Is there a connection between the persecution suffered by the Jews at the hands of the Germans and that being inflicted on the Palestinians by the Israelis? Implicit in many Holocaust memorials is the attitude that the Jews killed in Europe "earned" for other Jews the right to settle in Israel. But did the Holocaust give the Israelis the right to mistreat the Palestinians, depriving them of the rights to their lives, their livelihoods, their land and their homes? In fact, many Jewish scholars feel that the misuse of the Holocaust to justify abuse of the Palestinians is spiritually damaging for the Jewish people.

A Cold-Blooded Shooting

The (Manchester) Guardian Weekly of May 9, 1993 carried a shocking eyewitness account of the cold-blooded shooting of Palestinian children in the streets of Gaza by Israeli soldiers positioned four to five stories above the streets. (See "Other Voices," page 98, in the July/August 1993 Washington Report.)

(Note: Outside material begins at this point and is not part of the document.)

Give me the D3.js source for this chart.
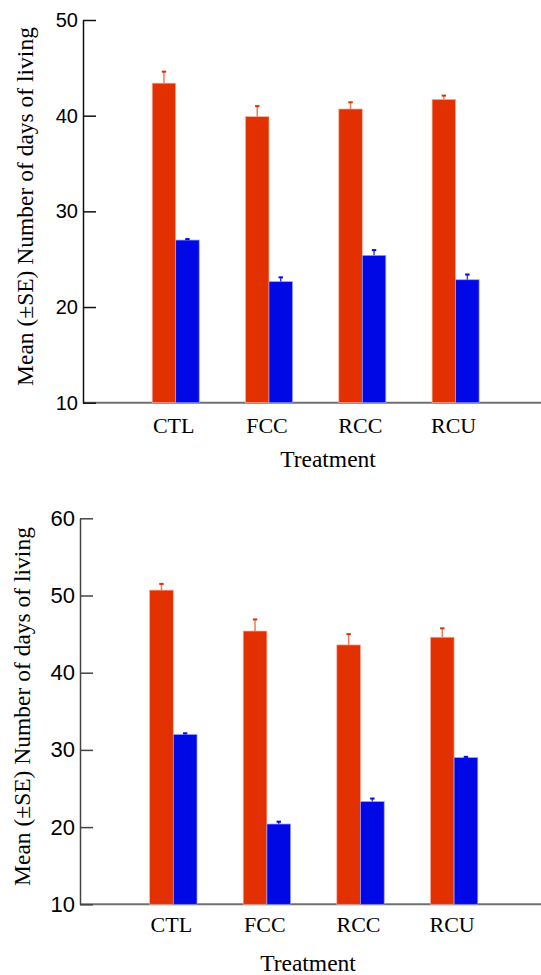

The children were engaged in no harmful activities. One was coming out of his house, another was getting into a car. There were no disturbances, no shouting, no rocks thrown. Just the sound of high velocity fire every 5 to 10 minutes as the soldiers picked the children off the street with their shots.

These killings were mentioned in The New York Times in the caption of a picture on April 29th. The photograph showed a youth throwing a rock minutes before his death. There was no mention of Israeli soldiers elsewhere sniping at totally innocent, unsuspecting children. The reality, however, is that such sniping is commonplace. But the facts of the Israeli occupation remain unacknowledged, unreported–censored–in this country by those afraid of offending the sensitivities of a large segment of the Jewish community.

Noam Chomsky, an outspoken Jewish American defender of Palestinian rights, wrote sardonically in Z magazine in May 1993 that the United States government believes "the Palestinians, being useless for U.S. strategic purposes, have no right of self-determination." Perhaps that explains why few countries found it in their interest during World War II to help the Jewish people.

Harvey M. Meyerhoff, chairman of the Holocaust Memorial Council, has said that visitors should leave the Holocaust Memorial Museum with "the determination to speak out and act against injustice and racism and the denial of basic human rights" not only of Jews, but of all persecuted people. But the suffering will have been in vain if injustice is only recognized when it is politically expedient to do so.

Karin Brothers is a free-lance writer based in Toronto.